%%

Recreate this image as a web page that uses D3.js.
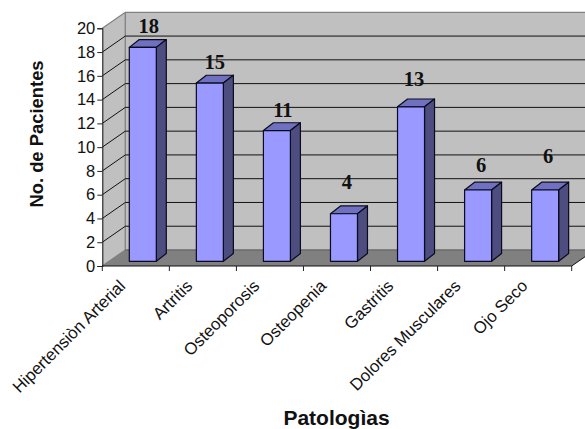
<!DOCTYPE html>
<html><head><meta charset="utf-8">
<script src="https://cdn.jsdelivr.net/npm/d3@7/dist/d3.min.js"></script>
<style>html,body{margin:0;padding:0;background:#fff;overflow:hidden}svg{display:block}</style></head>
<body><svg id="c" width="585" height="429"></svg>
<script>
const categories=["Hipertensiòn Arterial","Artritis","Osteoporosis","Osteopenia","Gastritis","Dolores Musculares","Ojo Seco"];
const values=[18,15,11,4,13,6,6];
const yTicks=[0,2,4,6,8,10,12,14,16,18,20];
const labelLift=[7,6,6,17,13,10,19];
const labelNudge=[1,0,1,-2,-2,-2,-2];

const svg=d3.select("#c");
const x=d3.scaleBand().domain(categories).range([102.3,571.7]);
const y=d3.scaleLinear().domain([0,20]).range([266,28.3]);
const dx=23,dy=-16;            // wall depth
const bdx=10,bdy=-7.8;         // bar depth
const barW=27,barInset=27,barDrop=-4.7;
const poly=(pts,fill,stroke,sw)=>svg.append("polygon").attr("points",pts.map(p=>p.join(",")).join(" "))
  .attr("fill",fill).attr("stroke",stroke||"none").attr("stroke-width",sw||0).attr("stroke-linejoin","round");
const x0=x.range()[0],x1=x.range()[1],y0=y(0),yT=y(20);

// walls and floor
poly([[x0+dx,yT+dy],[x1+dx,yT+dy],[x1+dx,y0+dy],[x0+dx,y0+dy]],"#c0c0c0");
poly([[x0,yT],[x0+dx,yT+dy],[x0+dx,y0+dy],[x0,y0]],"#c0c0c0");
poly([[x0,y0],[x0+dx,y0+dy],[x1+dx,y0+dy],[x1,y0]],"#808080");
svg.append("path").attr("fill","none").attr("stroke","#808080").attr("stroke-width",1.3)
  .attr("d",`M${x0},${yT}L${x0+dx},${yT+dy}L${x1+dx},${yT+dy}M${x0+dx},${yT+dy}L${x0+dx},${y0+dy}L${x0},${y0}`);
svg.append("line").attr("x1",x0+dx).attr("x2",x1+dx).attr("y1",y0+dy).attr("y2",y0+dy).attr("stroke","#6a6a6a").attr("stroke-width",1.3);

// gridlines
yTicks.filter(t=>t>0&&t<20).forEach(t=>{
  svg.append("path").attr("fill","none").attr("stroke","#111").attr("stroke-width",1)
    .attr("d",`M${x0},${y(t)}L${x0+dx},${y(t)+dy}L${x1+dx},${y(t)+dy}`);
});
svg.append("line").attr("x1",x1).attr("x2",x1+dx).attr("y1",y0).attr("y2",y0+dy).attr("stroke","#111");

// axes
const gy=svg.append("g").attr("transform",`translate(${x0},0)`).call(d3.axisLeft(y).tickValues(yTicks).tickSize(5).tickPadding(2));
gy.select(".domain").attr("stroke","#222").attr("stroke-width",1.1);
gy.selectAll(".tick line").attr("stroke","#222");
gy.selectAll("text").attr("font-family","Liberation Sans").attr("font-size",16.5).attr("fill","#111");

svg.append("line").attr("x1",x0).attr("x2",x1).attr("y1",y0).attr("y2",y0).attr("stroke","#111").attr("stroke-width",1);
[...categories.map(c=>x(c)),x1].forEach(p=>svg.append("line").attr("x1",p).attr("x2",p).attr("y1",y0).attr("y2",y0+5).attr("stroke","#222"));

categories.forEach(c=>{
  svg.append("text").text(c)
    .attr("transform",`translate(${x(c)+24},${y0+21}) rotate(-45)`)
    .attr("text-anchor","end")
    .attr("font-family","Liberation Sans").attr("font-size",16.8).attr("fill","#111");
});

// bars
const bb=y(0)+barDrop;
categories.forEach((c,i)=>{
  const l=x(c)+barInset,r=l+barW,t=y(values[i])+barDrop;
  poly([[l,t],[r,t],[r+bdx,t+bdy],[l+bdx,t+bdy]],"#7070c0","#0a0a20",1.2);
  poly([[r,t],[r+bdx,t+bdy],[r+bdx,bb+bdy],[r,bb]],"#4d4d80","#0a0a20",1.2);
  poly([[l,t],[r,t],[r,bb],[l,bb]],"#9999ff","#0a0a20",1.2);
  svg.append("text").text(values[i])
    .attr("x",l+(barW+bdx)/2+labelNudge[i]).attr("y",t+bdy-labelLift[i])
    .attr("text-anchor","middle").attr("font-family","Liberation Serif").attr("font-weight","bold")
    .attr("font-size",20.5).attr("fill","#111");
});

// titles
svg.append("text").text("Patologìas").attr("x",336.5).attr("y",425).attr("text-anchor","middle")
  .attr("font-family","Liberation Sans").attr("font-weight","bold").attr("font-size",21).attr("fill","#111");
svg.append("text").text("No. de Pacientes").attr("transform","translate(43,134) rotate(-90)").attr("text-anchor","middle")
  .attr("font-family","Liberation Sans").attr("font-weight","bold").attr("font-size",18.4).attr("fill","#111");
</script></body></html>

%%
%%

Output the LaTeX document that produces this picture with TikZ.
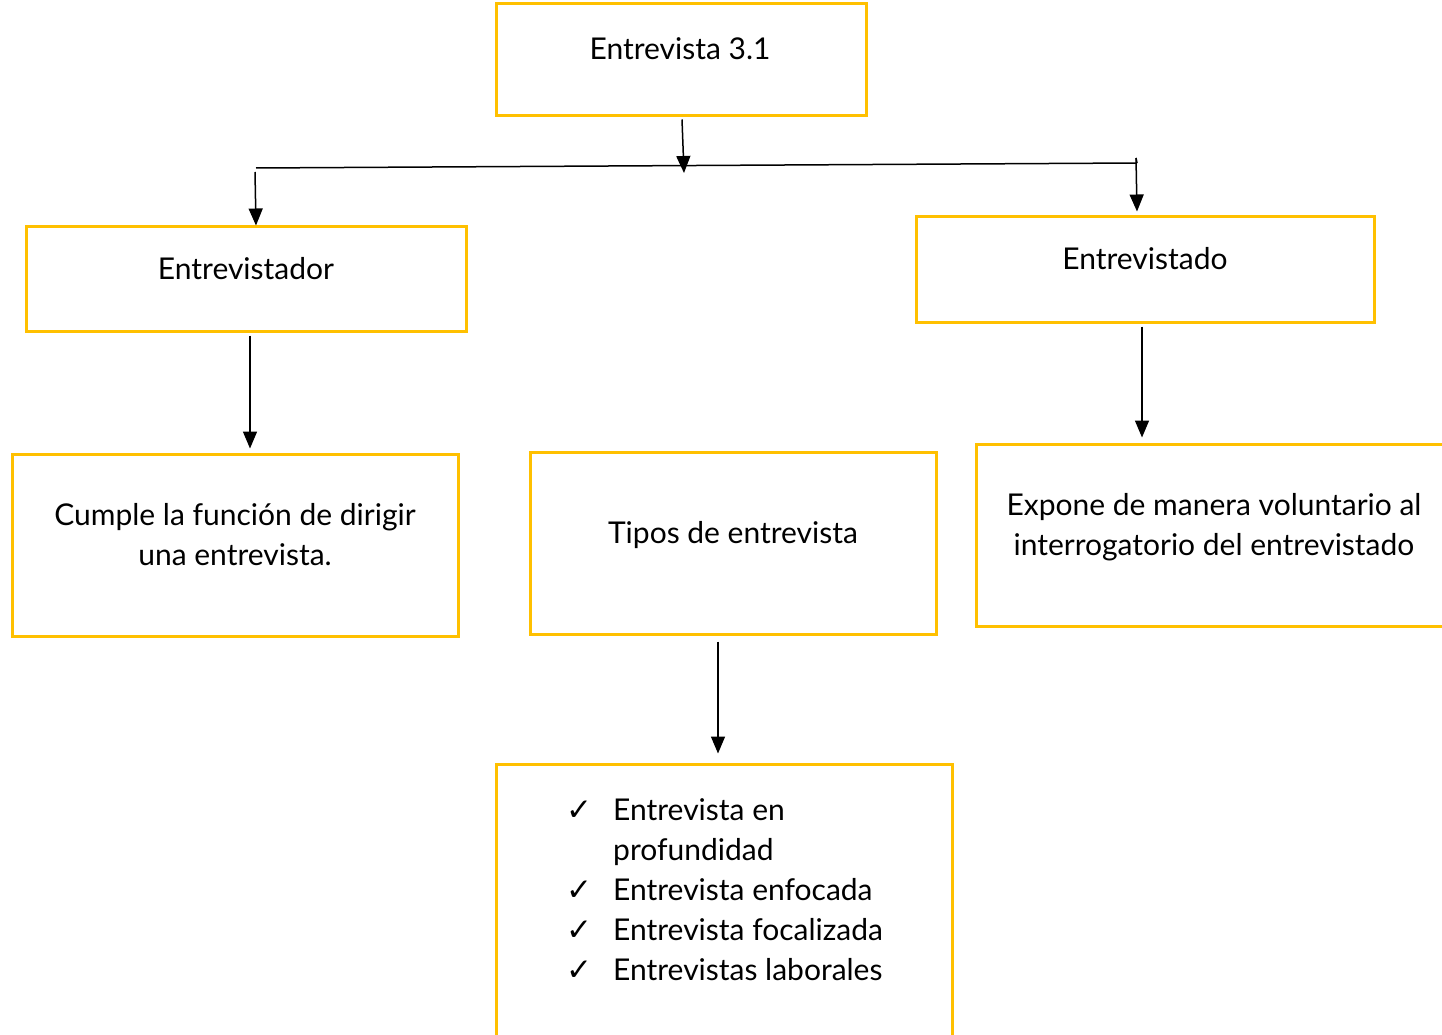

%%
%%

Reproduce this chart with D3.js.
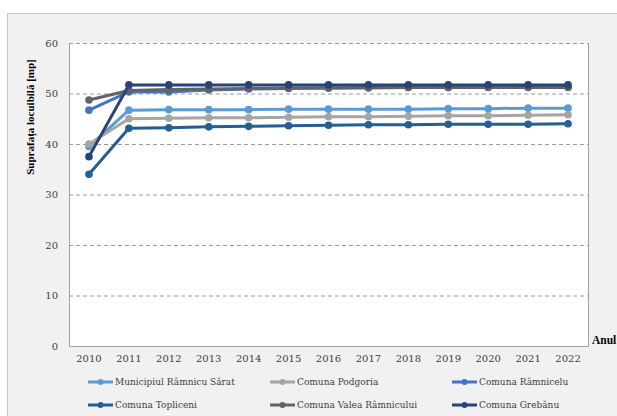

%%

Skip the pictures and repeat, word for word, the lines from the one containing "Recreate this image" to the one containing "const x0=x.range()[0],x1=x.range()[1],y0=y(0),yT=y(20);", keeping both of those lines.

• [Reply]:
Recreate this image as a web page that uses D3.js.
<!DOCTYPE html>
<html><head><meta charset="utf-8">
<script src="https://cdn.jsdelivr.net/npm/d3@7/dist/d3.min.js"></script>
<style>html,body{margin:0;padding:0;background:#fff;overflow:hidden}svg{display:block}</style></head>
<body><svg id="c" width="585" height="429"></svg>
<script>
const categories=["Hipertensiòn Arterial","Artritis","Osteoporosis","Osteopenia","Gastritis","Dolores Musculares","Ojo Seco"];
const values=[18,15,11,4,13,6,6];
const yTicks=[0,2,4,6,8,10,12,14,16,18,20];
const labelLift=[7,6,6,17,13,10,19];
const labelNudge=[1,0,1,-2,-2,-2,-2];

const svg=d3.select("#c");
const x=d3.scaleBand().domain(categories).range([102.3,571.7]);
const y=d3.scaleLinear().domain([0,20]).range([266,28.3]);
const dx=23,dy=-16;            // wall depth
const bdx=10,bdy=-7.8;         // bar depth
const barW=27,barInset=27,barDrop=-4.7;
const poly=(pts,fill,stroke,sw)=>svg.append("polygon").attr("points",pts.map(p=>p.join(",")).join(" "))
  .attr("fill",fill).attr("stroke",stroke||"none").attr("stroke-width",sw||0).attr("stroke-linejoin","round");
const x0=x.range()[0],x1=x.range()[1],y0=y(0),yT=y(20);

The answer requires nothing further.